The 2017 winter operations budget, approved at $502,261, was meant to cover the end of last winter and the beginning of the coming season. That half a million dollars, however, is not expected to cover winter maintenance for the end of 2017 at the levels Pelham residents currently enjoy.
In addition to the fact that weather in Pelham is notoriously fickle and can’t be predicted with 100 percent certainty, the addition of contracting sidewalk clearing added costs to the 2017 budget as did the addition of new roads and sidewalks.
The shortfall is exacerbated by the need for two new snowplows — one that was not in service in 2016 and another that is due to be replaced this year.
The shortage of trucks and additions to the snow-clearing operations impacts the length of time it takes to clear Pelham’s roads, which has a significant impact on how often roads can be cleared during a single snow event.
Staff recommended the lease of additional fleet vehicles to meet the current service standards. The other options to consider include purchasing new vehicles to meet current standards and outsourcing the clearing of urban roads to a contractor.
In response to a question by Mayor Augustyn on why the option to purchase, which is cheaper at the outset, wasn’t recommended, Public Works director Andrea Clemencio explained the Town is moving toward leasing all vehicles so as to spend small amounts of capital every year for leasing rather than larger amounts every few years on major purchases.
“It’s not unusual to be over-budget, that happens at times,” said Councillor Papp in response to the report. “What’s important is we are ready.”
Councillors did not choose any of the options on offer, but agreed with a motion by Councillor Richard Rybiak that the “twists and turns” of the issue required a dedicated meeting to discuss the long-term implications.
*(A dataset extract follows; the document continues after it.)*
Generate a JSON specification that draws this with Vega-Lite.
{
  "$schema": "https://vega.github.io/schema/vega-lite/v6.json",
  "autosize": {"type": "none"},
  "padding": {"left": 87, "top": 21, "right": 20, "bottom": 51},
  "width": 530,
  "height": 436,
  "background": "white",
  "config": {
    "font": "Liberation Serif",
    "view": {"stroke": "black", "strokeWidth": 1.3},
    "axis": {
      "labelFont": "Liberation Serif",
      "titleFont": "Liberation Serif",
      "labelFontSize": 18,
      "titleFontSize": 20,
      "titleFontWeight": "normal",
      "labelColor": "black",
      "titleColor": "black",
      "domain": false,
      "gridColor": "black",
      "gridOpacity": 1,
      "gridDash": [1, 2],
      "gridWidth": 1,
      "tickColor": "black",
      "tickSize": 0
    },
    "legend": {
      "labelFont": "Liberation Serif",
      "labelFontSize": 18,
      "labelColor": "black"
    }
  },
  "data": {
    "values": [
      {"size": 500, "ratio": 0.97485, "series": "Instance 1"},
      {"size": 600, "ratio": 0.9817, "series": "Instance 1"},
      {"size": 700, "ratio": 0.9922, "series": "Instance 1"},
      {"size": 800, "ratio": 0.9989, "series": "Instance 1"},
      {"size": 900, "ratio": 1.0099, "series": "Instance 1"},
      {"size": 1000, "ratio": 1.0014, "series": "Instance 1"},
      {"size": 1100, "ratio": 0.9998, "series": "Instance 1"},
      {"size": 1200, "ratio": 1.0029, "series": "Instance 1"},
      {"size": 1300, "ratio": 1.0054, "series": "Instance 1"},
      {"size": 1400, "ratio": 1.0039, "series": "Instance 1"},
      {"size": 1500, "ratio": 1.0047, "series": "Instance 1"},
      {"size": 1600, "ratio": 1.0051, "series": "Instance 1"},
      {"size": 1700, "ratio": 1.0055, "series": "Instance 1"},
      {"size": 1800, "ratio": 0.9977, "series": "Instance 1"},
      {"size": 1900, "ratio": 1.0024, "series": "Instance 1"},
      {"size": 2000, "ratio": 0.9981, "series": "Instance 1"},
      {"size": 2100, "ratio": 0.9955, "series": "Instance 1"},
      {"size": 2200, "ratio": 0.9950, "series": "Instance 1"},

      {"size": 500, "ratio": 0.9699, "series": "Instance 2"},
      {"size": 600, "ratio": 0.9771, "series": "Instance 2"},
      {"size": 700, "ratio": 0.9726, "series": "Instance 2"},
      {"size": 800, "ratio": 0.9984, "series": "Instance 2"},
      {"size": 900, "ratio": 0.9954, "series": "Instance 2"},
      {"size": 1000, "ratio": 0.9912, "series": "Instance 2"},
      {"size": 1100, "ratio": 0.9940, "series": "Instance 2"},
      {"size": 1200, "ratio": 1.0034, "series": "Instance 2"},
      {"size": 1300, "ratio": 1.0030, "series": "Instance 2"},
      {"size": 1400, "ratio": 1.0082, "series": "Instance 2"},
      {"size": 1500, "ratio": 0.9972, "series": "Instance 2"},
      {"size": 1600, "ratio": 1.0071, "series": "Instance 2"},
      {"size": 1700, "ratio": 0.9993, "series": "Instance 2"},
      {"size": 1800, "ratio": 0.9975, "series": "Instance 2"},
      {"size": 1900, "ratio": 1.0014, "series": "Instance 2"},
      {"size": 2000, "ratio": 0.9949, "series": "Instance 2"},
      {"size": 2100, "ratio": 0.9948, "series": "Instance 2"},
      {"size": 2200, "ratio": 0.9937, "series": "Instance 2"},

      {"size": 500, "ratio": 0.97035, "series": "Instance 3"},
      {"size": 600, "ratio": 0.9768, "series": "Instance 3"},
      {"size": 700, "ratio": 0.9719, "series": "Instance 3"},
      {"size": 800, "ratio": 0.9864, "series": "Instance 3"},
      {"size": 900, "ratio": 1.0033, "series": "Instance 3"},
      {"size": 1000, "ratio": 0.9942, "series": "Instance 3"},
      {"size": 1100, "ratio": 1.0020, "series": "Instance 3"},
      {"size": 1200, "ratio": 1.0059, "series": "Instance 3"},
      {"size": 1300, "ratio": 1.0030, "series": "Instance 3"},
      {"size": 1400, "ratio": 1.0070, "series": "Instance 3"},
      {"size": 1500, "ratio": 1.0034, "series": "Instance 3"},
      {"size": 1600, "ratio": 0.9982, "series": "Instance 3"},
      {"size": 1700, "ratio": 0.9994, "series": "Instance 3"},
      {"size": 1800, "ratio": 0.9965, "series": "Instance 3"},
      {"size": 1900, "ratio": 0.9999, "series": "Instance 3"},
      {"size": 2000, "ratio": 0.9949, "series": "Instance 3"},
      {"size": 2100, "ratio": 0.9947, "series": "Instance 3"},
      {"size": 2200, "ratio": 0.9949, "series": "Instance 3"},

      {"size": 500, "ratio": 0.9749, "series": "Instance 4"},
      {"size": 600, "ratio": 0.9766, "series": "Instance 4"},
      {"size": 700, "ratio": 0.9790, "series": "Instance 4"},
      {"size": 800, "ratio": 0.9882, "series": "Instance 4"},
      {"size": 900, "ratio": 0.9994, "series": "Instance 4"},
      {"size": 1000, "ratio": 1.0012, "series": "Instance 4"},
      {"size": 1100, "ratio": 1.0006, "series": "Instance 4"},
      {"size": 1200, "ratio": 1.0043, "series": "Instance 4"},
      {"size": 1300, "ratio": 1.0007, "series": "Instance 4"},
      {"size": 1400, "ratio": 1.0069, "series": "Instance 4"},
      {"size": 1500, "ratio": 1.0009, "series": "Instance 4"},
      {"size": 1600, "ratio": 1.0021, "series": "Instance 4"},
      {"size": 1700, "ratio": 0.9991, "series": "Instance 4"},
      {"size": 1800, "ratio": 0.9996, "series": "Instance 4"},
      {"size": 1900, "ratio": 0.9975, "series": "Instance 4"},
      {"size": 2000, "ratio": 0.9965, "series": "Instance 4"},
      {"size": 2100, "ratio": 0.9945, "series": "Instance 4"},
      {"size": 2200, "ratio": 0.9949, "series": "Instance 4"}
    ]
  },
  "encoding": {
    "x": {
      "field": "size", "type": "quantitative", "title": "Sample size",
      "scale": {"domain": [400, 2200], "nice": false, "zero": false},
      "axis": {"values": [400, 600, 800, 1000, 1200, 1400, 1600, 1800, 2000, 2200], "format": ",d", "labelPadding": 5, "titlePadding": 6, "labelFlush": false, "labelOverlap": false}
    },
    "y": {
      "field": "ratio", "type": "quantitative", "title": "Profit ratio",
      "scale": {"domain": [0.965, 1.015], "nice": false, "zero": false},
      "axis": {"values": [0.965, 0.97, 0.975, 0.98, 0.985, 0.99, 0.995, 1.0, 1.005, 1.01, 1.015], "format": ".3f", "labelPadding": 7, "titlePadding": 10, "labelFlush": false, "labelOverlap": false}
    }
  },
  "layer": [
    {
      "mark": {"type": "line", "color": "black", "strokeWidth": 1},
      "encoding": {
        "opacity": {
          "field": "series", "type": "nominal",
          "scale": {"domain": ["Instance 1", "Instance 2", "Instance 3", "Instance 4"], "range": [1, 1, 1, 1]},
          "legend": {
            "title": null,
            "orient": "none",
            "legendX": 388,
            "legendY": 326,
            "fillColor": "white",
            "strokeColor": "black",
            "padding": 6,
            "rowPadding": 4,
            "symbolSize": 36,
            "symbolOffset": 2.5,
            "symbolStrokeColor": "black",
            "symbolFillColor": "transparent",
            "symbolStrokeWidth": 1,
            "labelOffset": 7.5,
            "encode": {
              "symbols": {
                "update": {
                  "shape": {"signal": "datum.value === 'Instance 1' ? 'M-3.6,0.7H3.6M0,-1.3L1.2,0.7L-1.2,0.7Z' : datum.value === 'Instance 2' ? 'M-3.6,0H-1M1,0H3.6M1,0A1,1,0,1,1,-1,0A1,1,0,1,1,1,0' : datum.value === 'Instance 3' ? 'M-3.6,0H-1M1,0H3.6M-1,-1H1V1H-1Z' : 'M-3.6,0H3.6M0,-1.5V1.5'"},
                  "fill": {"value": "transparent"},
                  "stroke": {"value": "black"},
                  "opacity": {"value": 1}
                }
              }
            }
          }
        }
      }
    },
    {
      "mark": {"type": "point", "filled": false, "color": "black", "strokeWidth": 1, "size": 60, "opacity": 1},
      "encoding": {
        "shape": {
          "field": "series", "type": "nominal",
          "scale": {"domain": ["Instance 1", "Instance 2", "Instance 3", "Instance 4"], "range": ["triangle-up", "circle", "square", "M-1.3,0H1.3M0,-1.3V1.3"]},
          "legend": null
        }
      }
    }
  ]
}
Emmett Street plan accelerated
Residents of Emmett Street will not be getting any short term relief from flooding of their properties. Pelham Town Council has instead chosen to move up reconstruction of the street to provide a long-term solution.
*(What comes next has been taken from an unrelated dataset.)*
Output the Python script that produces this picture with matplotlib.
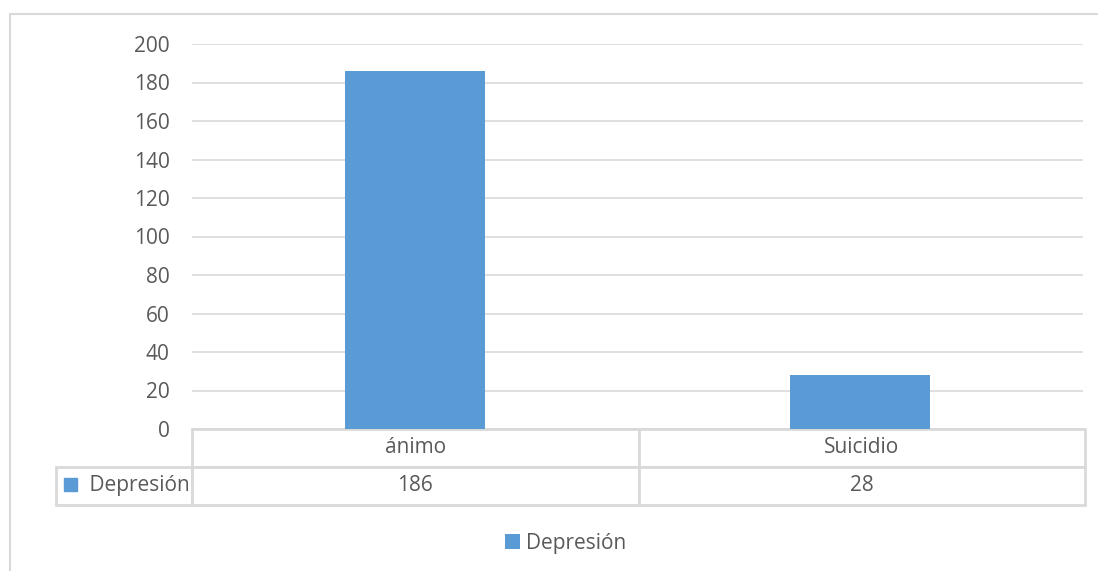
import matplotlib.pyplot as plt
from matplotlib.patches import Rectangle

# data
categories = ["ánimo", "Suicidio"]
values = [186, 28]
series_name = "Depresión"
yticks = [0, 20, 40, 60, 80, 100, 120, 140, 160, 180, 200]

BAR = "#5b9bd5"
GRID = "#d9d9d9"
TXT = "#595959"

plt.rcParams['font.family'] = ['Open Sans', 'DejaVu Sans']

W, H = 1098, 571
fig = plt.figure(figsize=(W / 100, H / 100), dpi=100)

# outer chart border
fig.patches.append(Rectangle((10 / W, -0.1), 1.2, 1 - 14 / H + 0.1, transform=fig.transFigure,
                             fill=False, edgecolor=GRID, linewidth=1.5))

# plot area in pixels
x0, x1, ytop, ybot = 192, 1083, 44, 429
ax = fig.add_axes([x0 / W, 1 - ybot / H, (x1 - x0) / W, (ybot - ytop) / H])

x = list(range(len(categories)))
bars = ax.bar(x, values, width=0.315, color=BAR, label=series_name, zorder=3)
ax.set_xlim(-0.5, len(categories) - 0.5)
ax.set_ylim(0, 200)
ax.set_yticks(yticks)
ax.set_xticks([])
ax.tick_params(axis='y', length=0, pad=16, labelsize=15, labelcolor=TXT)
ax.grid(axis='y', color=GRID, linewidth=1.2, zorder=0)
for s in ax.spines.values():
    s.set_visible(False)

# data table under the axes
px_w = x1 - x0
px_h = ybot - ytop
tl, tr, tb = 56, 1085, 505
bbox = [(tl - x0) / px_w, -(tb - ybot) / px_h, (tr - tl) / px_w, (tb - ybot) / px_h]
label_w = (x0 - tl)
col_w = (tr - x0) / len(categories)
cell_text = [[""] + categories, ["    " + series_name] + [str(v) for v in values]]
tab = ax.table(cellText=cell_text, bbox=bbox, cellLoc='center',
               colWidths=[label_w] + [col_w] * len(categories))
tab.auto_set_font_size(False)
for (r, c), cell in tab.get_celld().items():
    cell.set_edgecolor(GRID)
    cell.set_linewidth(2)
    cell.get_text().set_color(TXT)
    cell.get_text().set_fontsize(15)
    if r == 0 and c == 0:
        cell.visible_edges = ''
    if c == 0 and r == 1:
        cell.get_text().set_ha('center')
tab[1, 0].set_text_props(ha='right')
tab[1, 0]._loc = 'right'
tab[1, 0].PAD = 0.02

# legend key inside the table row label
ax.add_patch(Rectangle(((64 - x0) / px_w, -(491 - ybot) / px_h), 13 / px_w, 13 / px_h,
                       transform=ax.transAxes, color=BAR, clip_on=False))

fig.legend(handles=[bars], labels=[series_name], loc='center',
           bbox_to_anchor=(566 / W, 1 - 543 / H), frameon=False, fontsize=15,
           labelcolor=TXT, handlelength=0.7, handleheight=0.7, handletextpad=0.3)

fig.savefig("out.png", dpi=100)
Several property owners on Emmett Street have complained to the Town that during rainfalls water runs down the street, overflows the ditch and culverts and causes flooding of their properties. In an effort to resolve the concerns councillors asked Public Works staff to find a solution to the flooding that can be implemented sooner than the 2019 scheduled full road reconstruction of Emmett Street.
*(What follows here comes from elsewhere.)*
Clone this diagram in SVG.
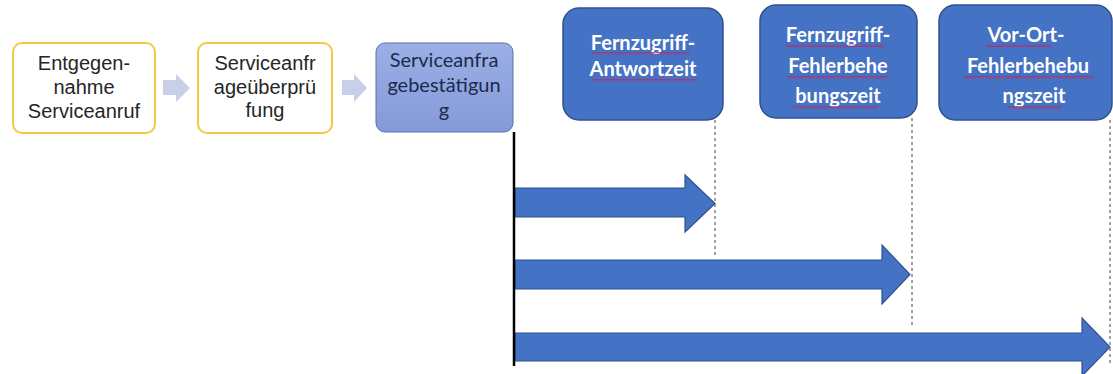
<svg xmlns="http://www.w3.org/2000/svg" width="1113" height="374" viewBox="0 0 1113 374">
<defs>
<linearGradient id="g3" x1="0" y1="0" x2="0" y2="1">
<stop offset="0" stop-color="#9cb0e6"/>
<stop offset="1" stop-color="#8499d8"/>
</linearGradient>
<pattern id="sq" width="4" height="3" patternUnits="userSpaceOnUse">
<polyline points="0,2.5 1,0.5 2,2.5 3,0.5 4,2.5" fill="none" stroke="#b0306a" stroke-width="0.8"/>
</pattern>
</defs>
<style>
.yb{fill:#fff;stroke:#f5c842;stroke-width:2}
.lt{font-family:"Liberation Sans",Arial,sans-serif;font-size:20px;fill:#262626;text-anchor:middle}
.pb{font-family:Lato,"Liberation Sans",sans-serif;font-size:20px;fill:#1c2a4c;text-anchor:middle}
.bb{fill:#4472c4;stroke:#2f528f;stroke-width:1.5}
.wt{font-family:Lato,"Liberation Sans",sans-serif;font-weight:bold;font-size:20px;fill:#fff;text-anchor:middle}
.ch{fill:#c8cfe8}
.dl{stroke:#444;stroke-width:1;stroke-dasharray:3 3;fill:none}
.ar{fill:#4472c4;stroke:#2f528f;stroke-width:1.2}
</style>
<g id="n1">
<rect class="yb" x="13" y="43" width="142" height="90" rx="9"/>
<text class="lt" x="84" y="70">Entgegen-</text>
<text class="lt" x="84" y="94">nahme</text>
<text class="lt" x="84" y="118">Serviceanruf</text>
</g>
<g id="n2">
<rect class="yb" x="198" y="43" width="134" height="90" rx="9"/>
<text class="lt" x="265" y="70">Serviceanfr</text>
<text class="lt" x="265" y="94">ageüberprü</text>
<text class="lt" x="265" y="117">fung</text>
</g>
<g id="n3">
<rect x="376" y="43" width="137" height="89" rx="9" fill="url(#g3)" stroke="#5d6fa6" stroke-width="1"/>
<text class="pb" x="444" y="67">Serviceanfra</text>
<text class="pb" x="444" y="92">gebestätigun</text>
<text class="pb" x="444" y="117">g</text>
</g>
<g id="n4">
<rect class="bb" x="563" y="8" width="160" height="112" rx="16"/>
<text class="wt" x="643" y="50">Fernzugriff-</text>
<text class="wt" x="643" y="76">Antwortzeit</text>
<rect x="592" y="52" width="98" height="3" fill="url(#sq)"/>
<rect x="592" y="79" width="104" height="3" fill="url(#sq)"/>
</g>
<g id="n5">
<rect class="bb" x="760" y="5" width="157" height="113" rx="16"/>
<text class="wt" x="838" y="42">Fernzugriff-</text>
<text class="wt" x="838" y="73">Fehlerbehe</text>
<text class="wt" x="838" y="103">bungszeit</text>
<rect x="786" y="44" width="98" height="3" fill="url(#sq)"/>
<rect x="787" y="76" width="101" height="3" fill="url(#sq)"/>
<rect x="793" y="106" width="85" height="3" fill="url(#sq)"/>
</g>
<g id="n6">
<rect class="bb" x="939" y="5" width="173" height="115" rx="16"/>
<text class="wt" x="1026" y="42">Vor-Ort-</text>
<text class="wt" x="1028" y="73">Fehlerbehebu</text>
<text class="wt" x="1034" y="103">ngszeit</text>
<rect x="986" y="44" width="66" height="3" fill="url(#sq)"/>
<rect x="963" y="76" width="131" height="3" fill="url(#sq)"/>
<rect x="1007" y="106" width="55" height="3" fill="url(#sq)"/>
</g>
<g id="connectors">
<path class="ch" d="M163,80 H176 V74 L190,88 L176,102 V95 H163 Z"/>
<path class="ch" d="M342,80 H354 V74 L367,88 L354,102 V95 H342 Z"/>
<line class="dl" x1="715" y1="120" x2="715" y2="258"/>
<line class="dl" x1="912" y1="118" x2="912" y2="328"/>
<line class="dl" x1="1110" y1="120" x2="1110" y2="366"/>
<path class="ar" d="M515,188 H685 V175 L715,203.5 L685,232 V217 H515 Z"/>
<path class="ar" d="M515,260 H882 V245 L910,274.5 L882,304 V289 H515 Z"/>
<path class="ar" d="M515,333 H1082 V318 L1110,347 L1082,376 V361 H515 Z"/>
<line x1="514" y1="132" x2="514" y2="366" stroke="#000" stroke-width="2.5"/>
</g>
</svg>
Pelham’s Director of Public Works, Andrea Clemencio, explained that rain water currently crosses Pelham Street and runs down Emmett, causing the flooding, adding the long-term plan for storm water management in the area is for water to be rerouted down to Port Robinson Road where storm water construction has taken place to accommodate those flows.
In a report to the Committee of the Whole on August 21, Public Works staff recommended moving up reconstruction of Emmett to 2018, noting any short-term action would simply move the water problem to other areas of the neighbourhood.
Clemencio noted the project would still need to go through a prioritization process, that all capital projects go through, before being scheduled.
In response to questions from councillors, Clemencio noted the long-term reconstruction would not likely cause flooding issues further downstream because it is part of a larger plan and culverts have been designed and constructed to accommodate the flow when the water is rerouted.
She also noted that some small pilot projects on individual properties have been effective but they are not suitable for every situation on the street.
Noting extreme weather events are not likely to slow down, Councillor Peter Papp said he looks forward to prioritization of the project in the budget as the committee accepted staff’s recommendation to move up reconstruction of Emmett by a year to 2018.